Rodney Adams has the potential to be a dynamic threat for the Vikings, but he and the team have a lot of work to do to make that a reality.
A fifth-round pick out of the University of South Florida, Vikings rookie Rodney Adams carries a level of intrigue uncommon to those drafted in his position. With 4.44 speed, impressive quickness, and an innate feel for carrying the football, Adams provides the Minnesota Vikings with a home-run threat on an offense that could desperately use another.
Gaining 1,956 total yards and scoring 20 total touchdowns over the past two seasons, Rodney Adams was one of the premier weapons for a talented USF Bulls team that saw multiple players drafted in 2017.

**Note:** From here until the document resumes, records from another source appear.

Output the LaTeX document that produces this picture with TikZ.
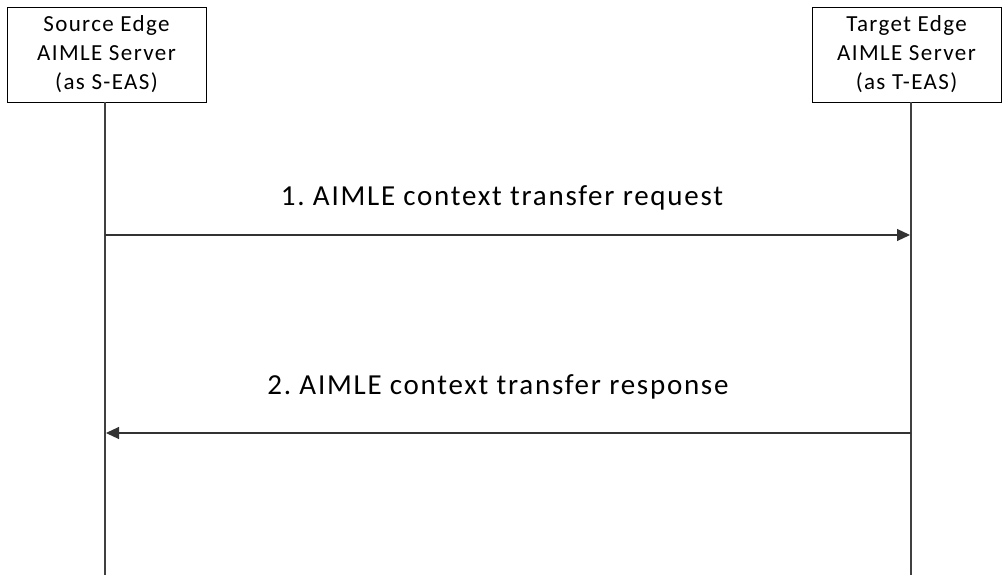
\documentclass[tikz,border=0pt]{standalone}
\usepackage{fontspec}
\setmainfont{Carlito}[LetterSpace=6]
\usetikzlibrary{arrows.meta}
\begin{document}
\frenchspacing
\begin{tikzpicture}[x=1pt,y=-1pt,
  entity/.style={draw=black,line width=0.9pt,fill=white,minimum width=#1,minimum height=95pt,align=center,inner sep=0pt,font=\fontsize{23}{29}\selectfont},
  lifeline/.style={draw=black!75,line width=1.1pt},
  msg/.style={draw=black!80,line width=1.1pt,-{Triangle[length=13pt,width=12pt]}},
  lbl/.style={font=\fontsize{29}{34}\selectfont,inner sep=0pt,anchor=base}]
\useasboundingbox (0,0) rectangle (1002,575);
\node[entity=199pt] (src) at (106.5,54.5) {Source Edge\\AIMLE Server\\(as S-EAS)};
\node[entity=189pt] (tgt) at (906.5,54.5) {Target Edge\\AIMLE Server\\(as T-EAS)};
\coordinate (srcend) at (105,575);
\coordinate (tgtend) at (911,575);
\draw[lifeline] (src.south -| srcend) -- (srcend);
\draw[lifeline] (tgt.south -| tgtend) -- (tgtend);
\coordinate (s1) at (105,235);
\coordinate (t1) at (910,235);
\coordinate (s2) at (106,433);
\coordinate (t2) at (911,433);
\draw[msg] (s1) -- (t1);
\draw[msg] (t2) -- (s2);
\node[lbl] (l1) at (502,206) {1. AIMLE context transfer request};
\node[lbl] (l2) at (498,394) {2. AIMLE context transfer response};
\end{tikzpicture}
\end{document}
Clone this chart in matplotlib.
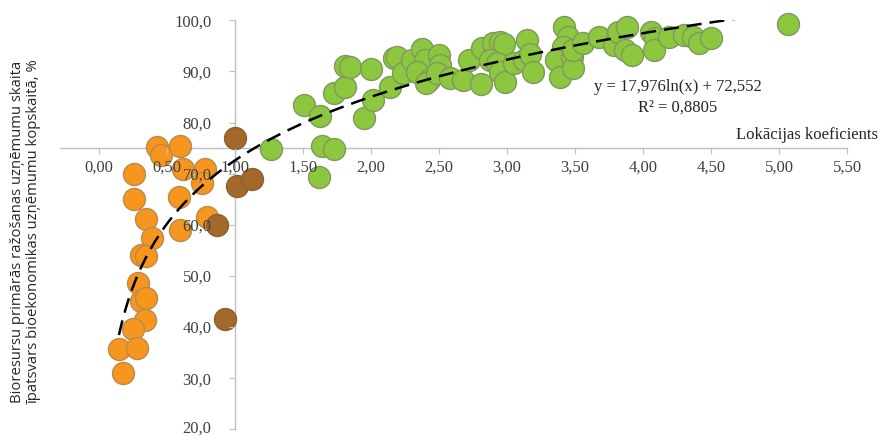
import numpy as np
import matplotlib
matplotlib.use("Agg")
import matplotlib.pyplot as plt
from matplotlib.ticker import FuncFormatter
from matplotlib.transforms import ScaledTranslation

# dati nolasīti no attēla
orange_x = [0.43, 0.46, 0.60, 0.62, 0.26, 0.26, 0.78, 0.76, 0.59, 0.35, 0.60, 0.80,
            0.39, 0.31, 0.35, 0.29, 0.31, 0.35, 0.34, 0.25, 0.15, 0.28, 0.18]
orange_y = [75.2, 73.7, 75.4, 70.9, 69.9, 65.0, 71.0, 68.2, 65.5, 61.1, 59.0, 61.6,
            57.4, 54.1, 53.8, 48.6, 45.0, 45.6, 41.4, 39.6, 35.8, 36.0, 31.1]

brown_x = [1.00, 1.02, 1.13, 0.87, 0.93]
brown_y = [76.9, 67.5, 68.9, 60.0, 41.6]

green_x = [1.27, 1.51, 1.63, 1.64, 1.73, 1.62, 1.73, 1.81, 1.81, 1.85, 2.00, 1.95,
           2.02, 2.14, 2.17, 2.19, 2.24, 2.30, 2.38, 2.40, 2.34, 2.43, 2.41, 2.50,
           2.51, 2.49, 2.58, 2.68, 2.72, 2.81, 2.82, 2.90, 2.95, 2.98, 2.88, 2.93,
           2.95, 2.99, 3.05, 3.13, 3.15, 3.17, 3.19,
           3.42, 3.45, 3.41, 3.36, 3.48, 3.39, 3.49, 3.49, 3.56, 3.68, 3.79, 3.82,
           3.88, 3.87, 3.92, 4.06, 4.09, 4.08, 4.19, 4.30, 4.37, 4.41, 4.50, 5.07]
green_y = [74.8, 83.4, 81.3, 75.4, 74.8, 69.4, 85.8, 87.0, 91.1, 90.8, 90.4, 80.8,
           84.5, 87.0, 92.6, 92.9, 89.6, 92.2, 94.4, 92.2, 89.9, 88.3, 87.7, 93.2,
           91.3, 89.6, 88.7, 88.3, 92.2, 87.6, 94.6, 95.5, 95.8, 95.3, 92.2, 91.6,
           89.9, 88.0, 91.6, 92.2, 96.1, 93.5, 89.9,
           98.7, 96.8, 94.8, 92.2, 92.9, 89.0, 90.6, 94.2, 95.5, 96.8, 95.2, 97.8,
           98.7, 94.2, 93.2, 97.8, 96.5, 94.2, 96.8, 97.1, 96.8, 95.5, 96.5, 99.3]

# trenda līnija (no attēlā dotā vienādojuma)
trend_a = 17.976
trend_b = 72.552
eq_text = "y = 17,976ln(x) + 72,552"
r2_text = "R² = 0,8805"
x_title = "Lokācijas koeficients"
y_title = "Bioresursu primārās ražošanas uzņēmumu skaita\nīpatsvars bioekonomikas uzņēmumu kopskaitā, %"

serif = ["Liberation Serif", "DejaVu Serif"]
axis_col = "#BFBFBF"
text_col = "#404040"

fig = plt.figure(figsize=(8.8, 4.36), dpi=100)
ax = fig.add_axes([60 / 880, (436 - 429.3) / 436, (847 - 60) / 880, (429.3 - 20.3) / 436])

ax.scatter(orange_x, orange_y, s=250, c="#F7961E", edgecolors="#B88A4E", linewidths=1,
           zorder=2, clip_on=False)
ax.scatter(brown_x, brown_y, s=250, c="#A2692B", edgecolors="#8C6030", linewidths=1,
           zorder=2, clip_on=False)
ax.scatter(green_x, green_y, s=250, c="#8DC63F", edgecolors="#7D9A5C", linewidths=1,
           zorder=2, clip_on=False)

all_x = orange_x + brown_x + green_x
tx = np.linspace(min(all_x), max(all_x), 300)
ty = trend_a * np.log(tx) + trend_b
ax.plot(tx, ty, color="black", lw=1.8, dashes=(6, 3.2), zorder=4)

ax.set_xlim(-0.283, 5.5)
ax.set_ylim(20, 100)

ax.spines["left"].set_position(("data", 1.0))
ax.spines["bottom"].set_position(("data", 75))
ax.spines["top"].set_visible(False)
ax.spines["right"].set_visible(False)
for s in ["left", "bottom"]:
    ax.spines[s].set_color(axis_col)
    ax.spines[s].set_linewidth(1)
    ax.spines[s].set_zorder(1)

ax.set_xticks(np.arange(0, 5.51, 0.5))
ax.set_yticks(np.arange(20, 101, 10))
ax.xaxis.set_major_formatter(FuncFormatter(lambda v, p: f"{v:.2f}".replace(".", ",")))
ax.yaxis.set_major_formatter(FuncFormatter(lambda v, p: f"{v:.1f}".replace(".", ",")))
ax.tick_params(axis="x", direction="out", length=4, color=axis_col, pad=4.5,
               labelsize=12, labelcolor=text_col)
ax.tick_params(axis="y", direction="out", length=4, color=axis_col, pad=12.6,
               labelsize=12, labelcolor=text_col)
for lab in ax.get_xticklabels() + ax.get_yticklabels():
    lab.set_family(serif)
# skaitļi virs punktiem, kā oriģinālā
ax.xaxis.set_zorder(5)
ax.yaxis.set_zorder(5)

# apakšējo skaitli mazliet uz augšu, lai netiek nogriezts
bottom_lab = ax.yaxis.get_major_ticks()[0].label1
bottom_lab.set_transform(bottom_lab.get_transform()
                         + ScaledTranslation(0, 3 / 100, fig.dpi_scale_trans))

fig.text(678 / 880, 1 - 87 / 436, eq_text, ha="center", va="center",
         fontsize=12, family=serif, color="#262626")
fig.text(678 / 880, 1 - 108 / 436, r2_text, ha="center", va="center",
         fontsize=12, family=serif, color="#262626")
fig.text(878 / 880, 1 - 135 / 436, x_title, ha="right", va="center",
         fontsize=12, family=serif, color="#262626")
fig.text(26 / 880, 1 - 232 / 436, y_title, ha="center", va="center", rotation=90,
         fontsize=10.7, family=["Open Sans", "DejaVu Sans"], color="#262626",
         linespacing=1.1)

fig.savefig("out.png", dpi=100)
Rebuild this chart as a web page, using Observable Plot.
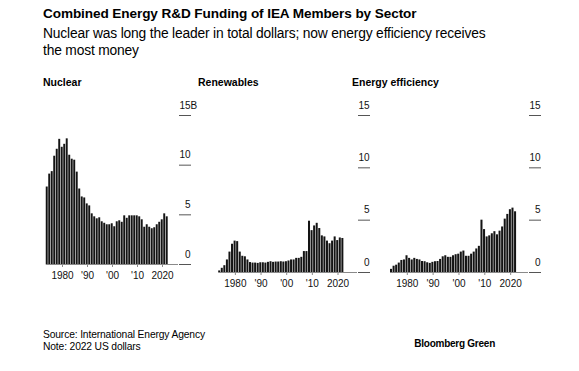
<!DOCTYPE html>
<html><head><meta charset="utf-8">
<script src="https://cdn.jsdelivr.net/npm/d3@7"></script>
<script src="https://cdn.jsdelivr.net/npm/@observablehq/plot@0.6"></script>
<style>
body{margin:0;background:#fff;font-family:"Liberation Sans",Arial,sans-serif;color:#000;}
#wrap{position:relative;width:579px;height:371px;overflow:hidden;background:#fff;}
.t{position:absolute;white-space:nowrap;}
.panel{position:absolute;top:90px;}
.ptitle{position:absolute;top:76px;font-weight:bold;font-size:10.5px;}
</style></head><body>
<div id="wrap">
  <div class="t" style="left:43px;top:6px;font-weight:bold;font-size:13.6px;letter-spacing:-0.1px;">Combined Energy R&amp;D Funding of IEA Members by Sector</div>
  <div class="t" style="left:43px;top:25px;font-size:13.8px;line-height:17px;letter-spacing:-0.17px;">Nuclear was long the leader in total dollars; now energy efficiency receives<br>the most money</div>
  <div class="t ptitle" style="left:43px;">Nuclear</div>
  <div class="t ptitle" style="left:198px;">Renewables</div>
  <div class="t ptitle" style="left:352px;">Energy efficiency</div>
  <div class="panel" id="p1" style="left:0px;"></div>
  <div class="panel" id="p2" style="left:170px;"></div>
  <div class="panel" id="p3" style="left:345px;"></div>
  <div class="t" style="left:43px;top:329px;font-size:10.3px;line-height:11.5px;letter-spacing:-0.15px;">Source: International Energy Agency<br>Note: 2022 US dollars</div>
  <div class="t" style="right:84px;top:338px;font-size:10px;font-weight:bold;letter-spacing:-0.25px;">Bloomberg Green</div>
</div>
<script>
const years = [1974,1975,1976,1977,1978,1979,1980,1981,1982,1983,
  1984,1985,1986,1987,1988,1989,1990,1991,1992,1993,
  1994,1995,1996,1997,1998,1999,2000,2001,2002,2003,
  2004,2005,2006,2007,2008,2009,2010,2011,2012,2013,
  2014,2015,2016,2017,2018,2019,2020,2021,2022];
const nuclear = [7.8,9.1,9.35,10.9,11.6,12.6,11.8,12.1,12.65,11.0,
  10.6,10.5,9.3,7.6,6.8,6.7,6.1,5.9,5.1,4.8,
  4.6,4.7,4.3,4.15,4.0,4.0,4.1,3.8,4.3,4.4,
  4.25,4.9,4.65,4.9,4.9,4.9,4.9,4.8,4.5,3.75,
  4.0,3.75,3.6,3.7,4.0,4.25,4.5,5.1,4.8];
const renewables = [0.15,0.4,0.65,1.2,1.95,2.7,3.0,2.95,1.95,1.55,
  1.5,1.2,0.95,0.9,0.9,0.87,0.93,0.93,0.9,0.97,
  1.03,0.97,1.0,1.0,1.03,1.0,1.03,1.1,1.2,1.2,
  1.35,1.35,1.45,2.0,2.0,4.9,4.0,4.45,4.7,4.2,
  3.5,3.4,3.0,2.75,3.0,3.4,3.05,3.3,3.25];
const efficiency = [0.3,0.6,0.7,0.9,1.15,1.2,1.6,1.35,1.2,1.35,
  1.25,1.2,1.05,1.03,0.93,0.87,0.97,1.03,1.05,1.25,
  1.5,1.6,1.45,1.45,1.6,1.7,1.75,1.95,2.05,1.55,
  1.55,1.75,1.95,2.25,2.5,5.0,4.1,3.4,3.5,3.7,
  3.9,3.6,3.95,4.35,5.1,5.55,6.0,6.15,5.8];
const xTicks = [1980,1990,2000,2010,2020];
const xTickLabels = ["1980","'90","'00","'10","2020"];
const yTicks = [0,5,10,15];
const unitLabel = "B";

function panel(id, values, o) {
  const data = years.map((y, i) => ({year: y, value: values[i]}));
  const tickLen = 12;
  const marks = [
    Plot.rectY(data, {x1: d => d.year - 0.5, x2: d => d.year + 0.5, y: "value", fill: "#141414", insetRight: 0.55}),
    Plot.ruleY([0], {stroke: "#8a8a8a", strokeWidth: 1}),
    Plot.axisX({ticks: xTicks, tickFormat: d => xTickLabels[xTicks.indexOf(d)], tickSize: 3, tickPadding: 4, stroke: "#8a8a8a", fill: "#111", fontSize: 10}),
    Plot.axisY({anchor: "right", ticks: yTicks, tickSize: tickLen, text: null, stroke: "#555"}),
    Plot.text(yTicks, {y: d => d, text: d => String(d), frameAnchor: "right", dx: tickLen, dy: -10, textAnchor: "end", fill: "#111", fontSize: 10})
  ];
  if (o.unit) {
    marks.push(Plot.text([15], {y: d => d, text: () => unitLabel, frameAnchor: "right", dx: tickLen, dy: -10, textAnchor: "start", fill: "#111", fontSize: 10}));
  }
  const p = Plot.plot({
    width: o.w, height: 215,
    marginLeft: o.ml, marginRight: o.mr, marginTop: 25, marginBottom: o.mb,
    x: {domain: [1973.5, o.xmax], label: null},
    y: {domain: [0, 15], label: null},
    style: {fontFamily: '"Liberation Sans", Arial, sans-serif', fontSize: "10px", color: "#111", background: "transparent", overflow: "visible"},
    marks
  });
  document.getElementById(id).appendChild(p);
}
panel("p1", nuclear, {w: 205, ml: 45.75, mr: 27, mb: 41, xmax: 2026.4, unit: true});
panel("p2", renewables, {w: 210, ml: 48.2, mr: 23, mb: 33, xmax: 2027.6});
panel("p3", efficiency, {w: 210, ml: 45, mr: 27, mb: 33, xmax: 2026.9});
</script>
</body></html>
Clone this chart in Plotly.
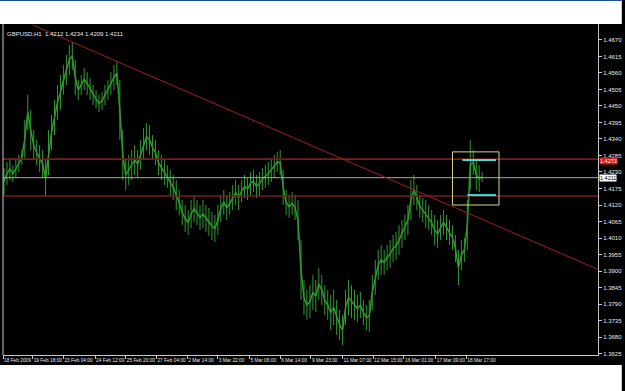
import plotly.graph_objects as go

bar_high = [1.4243,1.4263,1.4277,1.4253,1.4270,1.4287,1.4303,1.4403,1.4487,1.4437,
            1.4370,1.4337,1.4320,1.4303,1.4270,1.4370,1.4420,1.4470,1.4520,1.4553,
            1.4587,1.4620,1.4653,1.4663,1.4603,1.4537,1.4553,1.4577,1.4563,1.4543,
            1.4520,1.4503,1.4487,1.4497,1.4520,1.4537,1.4563,1.4587,1.4600,1.4537,
            1.4370,1.4270,1.4287,1.4303,1.4320,1.4303,1.4337,1.4377,1.4393,1.4387,
            1.4353,1.4337,1.4303,1.4287,1.4270,1.4253,1.4237,1.4220,1.4203,1.4170,
            1.4137,1.4120,1.4103,1.4137,1.4153,1.4137,1.4120,1.4137,1.4120,1.4110,
            1.4097,1.4087,1.4120,1.4153,1.4170,1.4153,1.4163,1.4187,1.4203,1.4187,
            1.4203,1.4220,1.4210,1.4230,1.4237,1.4220,1.4230,1.4243,1.4253,1.4263,
            1.4277,1.4287,1.4297,1.4303,1.4237,1.4170,1.4153,1.4163,1.4153,1.4137,
            1.4003,1.3870,1.3837,1.3853,1.3887,1.3870,1.3910,1.3887,1.3853,1.3837,
            1.3820,1.3837,1.3803,1.3770,1.3753,1.3837,1.3870,1.3853,1.3837,1.3820,
            1.3830,1.3803,1.3787,1.3803,1.3887,1.3937,1.3970,1.3987,1.3970,1.3987,
            1.4003,1.4020,1.4030,1.4053,1.4070,1.4087,1.4120,1.4203,1.4220,1.4187,
            1.4153,1.4143,1.4137,1.4120,1.4103,1.4087,1.4070,1.4087,1.4103,1.4087,
            1.4070,1.4053,1.4020,1.3970,1.4003,1.4010,1.4137,1.4337,1.4303,1.4270,
            1.4253,1.4230]
bar_low = [1.4153,1.4187,1.4203,1.4197,1.4210,1.4230,1.4253,1.4277,1.4370,1.4303,
           1.4270,1.4253,1.4230,1.4210,1.4147,1.4220,1.4303,1.4353,1.4403,1.4437,
           1.4487,1.4520,1.4553,1.4570,1.4487,1.4470,1.4487,1.4503,1.4487,1.4470,
           1.4453,1.4443,1.4430,1.4437,1.4453,1.4470,1.4487,1.4503,1.4520,1.4337,
           1.4203,1.4170,1.4187,1.4203,1.4220,1.4210,1.4237,1.4270,1.4303,1.4287,
           1.4270,1.4253,1.4220,1.4203,1.4187,1.4177,1.4153,1.4137,1.4103,1.4087,
           1.4053,1.4030,1.4020,1.4043,1.4063,1.4053,1.4037,1.4043,1.4030,1.4017,
           1.4003,1.3997,1.4020,1.4063,1.4087,1.4070,1.4087,1.4103,1.4120,1.4103,
           1.4130,1.4143,1.4137,1.4153,1.4163,1.4143,1.4153,1.4170,1.4177,1.4187,
           1.4197,1.4210,1.4230,1.4220,1.4120,1.4087,1.4077,1.4087,1.4070,1.4003,
           1.3803,1.3753,1.3737,1.3743,1.3770,1.3763,1.3803,1.3787,1.3753,1.3737,
           1.3703,1.3720,1.3687,1.3670,1.3653,1.3720,1.3753,1.3743,1.3737,1.3730,
           1.3743,1.3720,1.3703,1.3697,1.3770,1.3820,1.3870,1.3887,1.3887,1.3903,
           1.3910,1.3930,1.3937,1.3953,1.3977,1.4003,1.4020,1.4070,1.4120,1.4103,
           1.4077,1.4063,1.4043,1.4037,1.4020,1.3987,1.3977,1.4003,1.4020,1.4003,
           1.3987,1.3970,1.3930,1.3853,1.3903,1.3930,1.3970,1.4170,1.4220,1.4170,
           1.4163,1.4197]
bar_step = 3  # one sample every 3 hourly bars

tick_bars = [0, 30, 61, 93, 124, 155, 186, 217, 249, 280, 311, 343, 374, 405, 437, 468]
tick_text = ["18 Feb 2009", "19 Feb 18:00", "23 Feb 04:00", "24 Feb 12:00", "25 Feb 20:00",
             "27 Feb 04:00", "2 Mar 14:00", "3 Mar 22:00", "5 Mar 06:00", "6 Mar 14:00",
             "9 Mar 23:00", "11 Mar 07:00", "12 Mar 15:00", "16 Mar 01:00", "17 Mar 09:00",
             "18 Mar 17:00"]
price_ticks = [1.4670, 1.4615, 1.4560, 1.4505, 1.4450, 1.4395, 1.4340, 1.4285, 1.4230,
               1.4175, 1.4120, 1.4065, 1.4010, 1.3955, 1.3900, 1.3845, 1.3790, 1.3735,
               1.3680, 1.3625]

header = "GBPUSD,H1  1.4212 1.4234 1.4209 1.4211"
last_price = 1.4211
resist_price = 1.4273
support_price = 1.4150
trend_pts = ([30, 600], [1.4720, 1.39067])
box_bars = (454, 501)
box_prices = (1.4297, 1.4120)
cyan_upper = ([464, 498], 1.4270)
cyan_lower = ([469, 498], 1.4153)

bar_x = [1 + k * bar_step for k in range(len(bar_high))]

FONT = "Liberation Sans, Arial, sans-serif"
GREEN = "#2f9a2f"
fig = go.Figure()
# vertical high-low bars
vx, vy = [], []
for x, h, l in zip(bar_x, bar_high, bar_low):
    vx += [x, x, None]
    vy += [l, h, None]
fig.add_trace(go.Scatter(x=vx, y=vy, mode="lines", connectgaps=False,
                         line=dict(color=GREEN, width=1), hoverinfo="skip"))
# the path joining the bars
fig.add_trace(go.Scatter(x=bar_x, y=[(h + l) / 2 for h, l in zip(bar_high, bar_low)],
                         mode="lines", line=dict(color=GREEN, width=1.5), hoverinfo="skip"))

y_lo, y_hi = 1.3620, 1.47233
shapes = []
for p, c, w in [(resist_price, "#7a1c1c", 1.6), (support_price, "#7a1c1c", 1.6),
                (last_price, "#a8a8a8", 1)]:
    shapes.append(dict(type="line", xref="paper", yref="y", x0=0, x1=1, y0=p, y1=p,
                       line=dict(color=c, width=w)))
shapes.append(dict(type="line", xref="x", yref="y", x0=trend_pts[0][0], x1=trend_pts[0][1],
                   y0=trend_pts[1][0], y1=trend_pts[1][1], line=dict(color="#a01c1c", width=1)))
shapes.append(dict(type="rect", xref="x", yref="y", x0=box_bars[0], x1=box_bars[1],
                   y0=box_prices[0], y1=box_prices[1], line=dict(color="#d6d69a", width=1)))
for xx, p in [cyan_upper, cyan_lower]:
    shapes.append(dict(type="line", xref="x", yref="y", x0=xx[0], x1=xx[1], y0=p, y1=p,
                       line=dict(color="#3fdede", width=2)))
shapes.append(dict(type="line", xref="paper", yref="paper", x0=0, x1=0, y0=0, y1=1,
                   line=dict(color="#c8c8c8", width=1)))
shapes.append(dict(type="rect", xref="paper", yref="paper", x0=-0.01, x1=1.04,
                   y0=1.0, y1=1.08, fillcolor="white", line=dict(width=0), layer="above"))
shapes.append(dict(type="rect", xref="paper", yref="paper", x0=-0.01, x1=1.04,
                   y0=1.0695, y1=1.08, fillcolor="#1f4f9f", line=dict(width=0), layer="above"))
shapes.append(dict(type="rect", xref="paper", yref="paper", x0=-0.01, x1=1.04,
                   y0=-0.12, y1=-0.0302, fillcolor="white", line=dict(width=0), layer="above"))

annotations = [
    dict(text=header, xref="paper", yref="paper", x=0.004, y=0.985, xanchor="left",
         yanchor="top", showarrow=False, font=dict(family=FONT, size=6, color="#e8e8e8")),
    dict(text="%.4f" % resist_price, xref="paper", yref="y", x=1.0015, y=resist_price,
         xanchor="left", yanchor="top", yshift=2, showarrow=False, bgcolor="#d81818",
         borderpad=0, font=dict(family=FONT, size=5.5, color="#ffffff")),
    dict(text="%.4f" % last_price, xref="paper", yref="y", x=1.0015, y=last_price,
         xanchor="left", yanchor="middle", showarrow=False, bgcolor="#ffffff",
         borderpad=0, font=dict(family=FONT, size=5.5, color="#000000")),
]

fig.update_layout(
    width=625, height=391,
    margin=dict(l=3, r=21, t=24, b=36),
    paper_bgcolor="black", plot_bgcolor="black",
    showlegend=False, hovermode=False,
    shapes=shapes, annotations=annotations,
    xaxis=dict(range=[0, 601], showgrid=False, zeroline=False, showline=True,
               linecolor="#c8c8c8", linewidth=1, ticks="outside", ticklen=3,
               tickcolor="#c8c8c8", tickvals=tick_bars, ticktext=tick_text,
               tickangle=0, ticklabelposition="outside right",
               tickfont=dict(family=FONT, size=4.8, color="#e8e8e8")),
    yaxis=dict(range=[y_lo, y_hi], side="right", showgrid=False, zeroline=False,
               showline=True, linecolor="#c8c8c8", linewidth=1, ticks="outside",
               ticklen=3, tickcolor="#c8c8c8", tickvals=price_ticks,
               ticktext=["%.4f" % v for v in price_ticks],
               tickfont=dict(family=FONT, size=6, color="#e8e8e8")),
)

fig.write_html("out.html")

Of course, as is the case with all late-round draft picks, Adams’ game comes with just as many question marks as it does selling points. With Adams, most of the questions revolve around his ability to effectively transition into a professional offense—adjusting to a new playbook and running a complete route tree.
To say that Adams’ college offense held him back is an understatement. While many prospects enter the league with incomplete route trees, Adams’ was astoundingly limited. With Adams taking reverses and running almost exclusively screens, posts, and flys, the South Florida star’s usage made Cordarrelle Patterson’s college film look complex.
USF valued Adams’ ability to create yardage so highly that on many plays he served as nothing more than a safety valve, waiting behind the line of scrimmage in case the quarterback needed to get rid of the ball. Rather than throwing the ball away, they would simply dump it off to Adams and hope that he could make something happen. Of course, this meant that on a significant portion of USF’s passing plays, Adams simply stood idly by.
More often than not, the electric receiver rewarded this questionable strategy, breaking off big runs and bailing the offense out when necessary. Adams wasn’t asked to do much in college, but now he will have to prove that he is capable of taking on a more diverse workload.
Just because Adams wasn’t asked to run advanced routes in college doesn’t necessarily mean he’ll be a bad route runner for the Vikings, it just means we don’t know exactly what he’s capable of. The 6’1″ receiver was impressive on deep routes in college, and if he can channel his agility into other routes he could turn into a far more polished player than anyone would’ve expected.
The highlight tapes coming out of Winter Park are already hinting that Adams’ “untapped” potential might actually be a little more tapped than previously thought.
The short videos from the Vikings offseason practices show Rodney Adams already displaying skills superior to anything he ever showed in college.
It’s obviously wildly irresponsible to put much stock into short practice clips from May, but the highlights go to show that we really have no idea what kind of player Rodney Adams is or will become.
With a highly intriguing set of physical tools and limited practical experience, Adams faces the daunting task of reinventing his game in a new, more advanced offense. If he’s going to succeed, the 189-pound Adams will have to prove in the coming months that he can handle press coverage, run a full route tree, and adjust to the speed of the NFL.
The player Adams will become remains a mystery, but it’s clear that he has the talent to become a powerful weapon for the Vikings if all goes right. For now, expect Adams to contribute immediately as a special teams ace and gadget player as he continues to learn and develop.